My top concern when engineer spend 90%+ time reviewing AI-generated codes

My top concern when application engineers are going to spend 90%+ time reviewing AI-generated codes in the upcoming years -- the human reviewing speed.

In the real world, someone in the team must take accountability for the correctness and performance of the source code. It doesn't make sense for anyone to make a disclaimer like

This system is generated by AI and might contain errors.

If 99%+ of source code will eventually be generated by LLMs, the human review process becomes critical.

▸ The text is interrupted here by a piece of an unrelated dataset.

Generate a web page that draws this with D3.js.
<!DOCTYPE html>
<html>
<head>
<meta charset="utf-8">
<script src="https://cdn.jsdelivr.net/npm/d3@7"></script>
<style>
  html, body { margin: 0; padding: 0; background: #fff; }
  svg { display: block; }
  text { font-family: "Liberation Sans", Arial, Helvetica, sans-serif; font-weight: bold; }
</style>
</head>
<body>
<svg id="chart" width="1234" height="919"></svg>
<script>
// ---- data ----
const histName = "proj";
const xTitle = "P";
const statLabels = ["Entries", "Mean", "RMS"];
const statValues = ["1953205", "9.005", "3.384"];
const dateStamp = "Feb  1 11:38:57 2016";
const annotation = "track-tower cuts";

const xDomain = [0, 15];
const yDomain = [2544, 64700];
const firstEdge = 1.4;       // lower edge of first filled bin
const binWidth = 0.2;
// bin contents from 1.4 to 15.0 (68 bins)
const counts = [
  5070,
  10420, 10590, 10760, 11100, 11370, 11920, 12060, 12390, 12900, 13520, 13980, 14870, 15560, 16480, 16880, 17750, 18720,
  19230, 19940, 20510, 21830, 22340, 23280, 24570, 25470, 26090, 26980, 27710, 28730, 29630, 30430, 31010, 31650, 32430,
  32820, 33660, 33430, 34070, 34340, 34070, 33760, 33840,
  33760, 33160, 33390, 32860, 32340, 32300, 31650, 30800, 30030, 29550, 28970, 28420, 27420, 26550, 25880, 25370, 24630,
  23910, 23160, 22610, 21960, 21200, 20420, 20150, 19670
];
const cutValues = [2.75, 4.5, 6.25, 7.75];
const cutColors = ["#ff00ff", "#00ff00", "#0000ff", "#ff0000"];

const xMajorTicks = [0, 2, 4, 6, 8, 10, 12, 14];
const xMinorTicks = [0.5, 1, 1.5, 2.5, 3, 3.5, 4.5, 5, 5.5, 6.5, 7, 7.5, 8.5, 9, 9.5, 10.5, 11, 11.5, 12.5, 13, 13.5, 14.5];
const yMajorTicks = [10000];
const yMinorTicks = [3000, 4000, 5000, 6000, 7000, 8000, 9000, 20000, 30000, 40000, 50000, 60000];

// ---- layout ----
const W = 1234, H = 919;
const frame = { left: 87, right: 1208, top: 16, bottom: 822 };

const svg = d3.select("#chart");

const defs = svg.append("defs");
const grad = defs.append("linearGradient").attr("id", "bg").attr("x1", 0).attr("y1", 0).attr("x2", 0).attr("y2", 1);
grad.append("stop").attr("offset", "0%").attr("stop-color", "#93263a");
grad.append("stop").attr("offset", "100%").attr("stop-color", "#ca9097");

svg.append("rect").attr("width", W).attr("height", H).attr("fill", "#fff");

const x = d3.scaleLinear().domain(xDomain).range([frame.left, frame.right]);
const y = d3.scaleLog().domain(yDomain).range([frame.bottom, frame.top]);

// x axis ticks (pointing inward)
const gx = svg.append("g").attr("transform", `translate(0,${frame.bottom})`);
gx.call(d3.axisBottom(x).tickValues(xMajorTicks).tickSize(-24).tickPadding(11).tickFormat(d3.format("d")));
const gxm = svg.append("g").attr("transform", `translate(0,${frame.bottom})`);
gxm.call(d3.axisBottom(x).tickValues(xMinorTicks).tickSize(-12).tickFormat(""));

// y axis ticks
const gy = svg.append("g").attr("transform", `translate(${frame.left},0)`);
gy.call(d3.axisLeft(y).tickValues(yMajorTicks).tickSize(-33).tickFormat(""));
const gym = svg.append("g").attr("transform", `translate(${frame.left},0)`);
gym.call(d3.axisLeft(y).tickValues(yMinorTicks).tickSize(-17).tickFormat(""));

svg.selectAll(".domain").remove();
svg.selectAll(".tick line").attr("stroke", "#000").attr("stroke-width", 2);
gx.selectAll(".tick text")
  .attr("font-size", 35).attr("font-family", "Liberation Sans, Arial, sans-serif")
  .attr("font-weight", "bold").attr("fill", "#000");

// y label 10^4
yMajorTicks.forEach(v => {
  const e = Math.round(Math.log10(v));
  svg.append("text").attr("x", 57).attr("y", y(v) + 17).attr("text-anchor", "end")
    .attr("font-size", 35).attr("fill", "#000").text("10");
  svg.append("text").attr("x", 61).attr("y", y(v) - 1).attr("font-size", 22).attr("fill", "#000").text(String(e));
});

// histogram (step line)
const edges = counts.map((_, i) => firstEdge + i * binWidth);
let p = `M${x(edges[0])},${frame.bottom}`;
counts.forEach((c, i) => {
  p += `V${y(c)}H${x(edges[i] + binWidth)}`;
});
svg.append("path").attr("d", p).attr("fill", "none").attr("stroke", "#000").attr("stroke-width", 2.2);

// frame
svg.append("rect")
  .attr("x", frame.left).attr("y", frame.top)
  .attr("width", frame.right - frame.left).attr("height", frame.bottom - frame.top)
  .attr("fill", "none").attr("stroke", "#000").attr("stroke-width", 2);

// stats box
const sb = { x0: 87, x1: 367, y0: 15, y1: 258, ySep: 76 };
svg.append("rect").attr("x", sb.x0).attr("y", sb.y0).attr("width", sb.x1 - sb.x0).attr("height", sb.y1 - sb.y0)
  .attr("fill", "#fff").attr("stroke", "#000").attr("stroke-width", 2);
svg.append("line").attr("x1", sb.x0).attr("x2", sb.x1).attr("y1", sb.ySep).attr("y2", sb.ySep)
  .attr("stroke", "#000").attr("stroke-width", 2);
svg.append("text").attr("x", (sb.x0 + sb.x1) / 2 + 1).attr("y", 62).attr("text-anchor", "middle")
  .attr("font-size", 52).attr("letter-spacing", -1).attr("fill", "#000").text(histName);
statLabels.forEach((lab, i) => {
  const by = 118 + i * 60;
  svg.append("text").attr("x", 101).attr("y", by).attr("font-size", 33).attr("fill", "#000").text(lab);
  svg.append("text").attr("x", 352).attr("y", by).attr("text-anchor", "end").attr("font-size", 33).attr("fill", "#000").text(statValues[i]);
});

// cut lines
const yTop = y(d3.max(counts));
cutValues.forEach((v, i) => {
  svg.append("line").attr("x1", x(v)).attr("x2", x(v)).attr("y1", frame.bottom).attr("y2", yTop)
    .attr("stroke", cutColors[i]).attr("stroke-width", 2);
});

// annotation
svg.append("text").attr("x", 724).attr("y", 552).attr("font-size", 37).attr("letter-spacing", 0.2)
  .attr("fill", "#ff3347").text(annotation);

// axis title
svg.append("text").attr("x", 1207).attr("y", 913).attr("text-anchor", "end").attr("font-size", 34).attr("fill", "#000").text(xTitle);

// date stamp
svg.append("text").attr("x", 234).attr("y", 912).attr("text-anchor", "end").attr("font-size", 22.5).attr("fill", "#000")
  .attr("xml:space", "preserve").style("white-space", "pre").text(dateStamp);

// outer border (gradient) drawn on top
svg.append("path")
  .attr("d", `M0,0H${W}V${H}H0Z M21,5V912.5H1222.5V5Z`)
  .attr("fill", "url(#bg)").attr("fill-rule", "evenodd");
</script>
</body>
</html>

Underestimated the effect of choosing programming languages

I have 8 years of application development experience using strong, statically typed programming languages, including Java, Scala, Swift, Javascript, Typescript, and Kotlin, from before the GenAI era.

For the recent two years, the latest GenAI libraries usually released in Python first. Thus, I have been heavily using LLMs to generate Python code while building and exploring GenAI PoC with my customers across different frameworks like LangChain, LangGraph, Google ADK, Strands Agent, and more.

The longer I read and write Python, the more I miss statically typed programming languages, especially Kotlin and its compiler.

Before the GenAI era, Kotlin has always been my go-to programming language because of its elegant design. Its rich language features enable me to express myself through different forms of abstraction very efficiently. The static typing and type inference help me navigate others' source code effectively.

Now, in GenAI era, LLMs can generate high quality source code for many popular programming languages. The underestimated part is to leverage compilers in Agent tool to guarantee their output has zero type mismatches or syntax errors at compile time.

Code reviewing efficiency

In my 8 years development experience, I was 99.9% of the time able to navigate deeply Java/Kotlin open-source libraries' source code in my IDE and trace the underlying low-level implementations and read source code documentation. This significantly helped build confidence and learn fast when using new libraries.

While with Python, it is less than 50%. It is because some Python implementations use dynamic typing with no type hint or with Union type hint makes it difficult to navigate deeply.

See the common Result type implementation:

Can you spot error during the review?

from typing import Union

class SuccessResultA:
    a: int = 1

class FailureResultB:
    b: str = "1"

def call(x: int) -> Union[SuccessResultA, FailureResultB]:
    if x%2 == 1:
        return SuccessResultA()
    else:
        return FailureResultB()

result = call(0)

print(result.b)

Let's run it

As the result type is produced dynamically base on runtime, sometimes the program will works.

How would you review the source code effectively if LLM generate source code with 4 - 10 abstraction layers of union types in Python build from ground up?

On the contrast, the similar abstraction to Python Union type in Kotlin is sealed class, it is static typing and checked by complier at compile time.

The best part of compile time error is that, it has no runtime dependencies or side effect.

When I am reviewing the source code, I would check and navigate the types. The Kotlin smart cast annotation really shine in this area.

Roughly speaking, when I review the same AI generated source code in Kotlin, the static typing, language conciseness and complier reduces 80% mental cognitive load. The complie-time type errors help to reduce 80% Agentic-back-and-forth time comparing to Python.

Although my current job role is unlikely to involve building complex and long-lived production systems, I hope newcomers to this industry aware the choice of programming languages.

The technology stacks of building throwable GenAI PoCs are completely different from building long-lived applications.

If you are new to this application development industry, I highly recommend you to spend some effort to deep dive into different programming languages with AI, especially on the strong and static typed programming language.

The ultimate goal is to take accountability and review AI generated codes as efficient as possible.

Jupyter Python Notebook is great, now available in Kotlin - Kotlin Notebook

In terms of learning a new language, my first "wow" moment was experiencing Python Jupyter notebooks. These notebooks helped me tremendously in picking up new technologies and allowed for rapid experimentation.

When I discovered that Kotlin Notebook had become freely available and JetBrains is building the latest Kotlin-native AI agent framework (Koog), I started an open-source project to consolidate my Kotlin experiments and share them online.

GitHub repository: https://github.com/gaplo917/awesome-kotlin-notebook

I am trying to build a multi-agent system using A2A protocol with strong static typing in Kotlin running on my M4Max Macbook Pro. It is for my own learning about A2A and the experience is transferrable to Python as well.

Notes: I don't use LLM generate ideas as it is the interesting part of being a human. I use LLM to work on my ideas instead.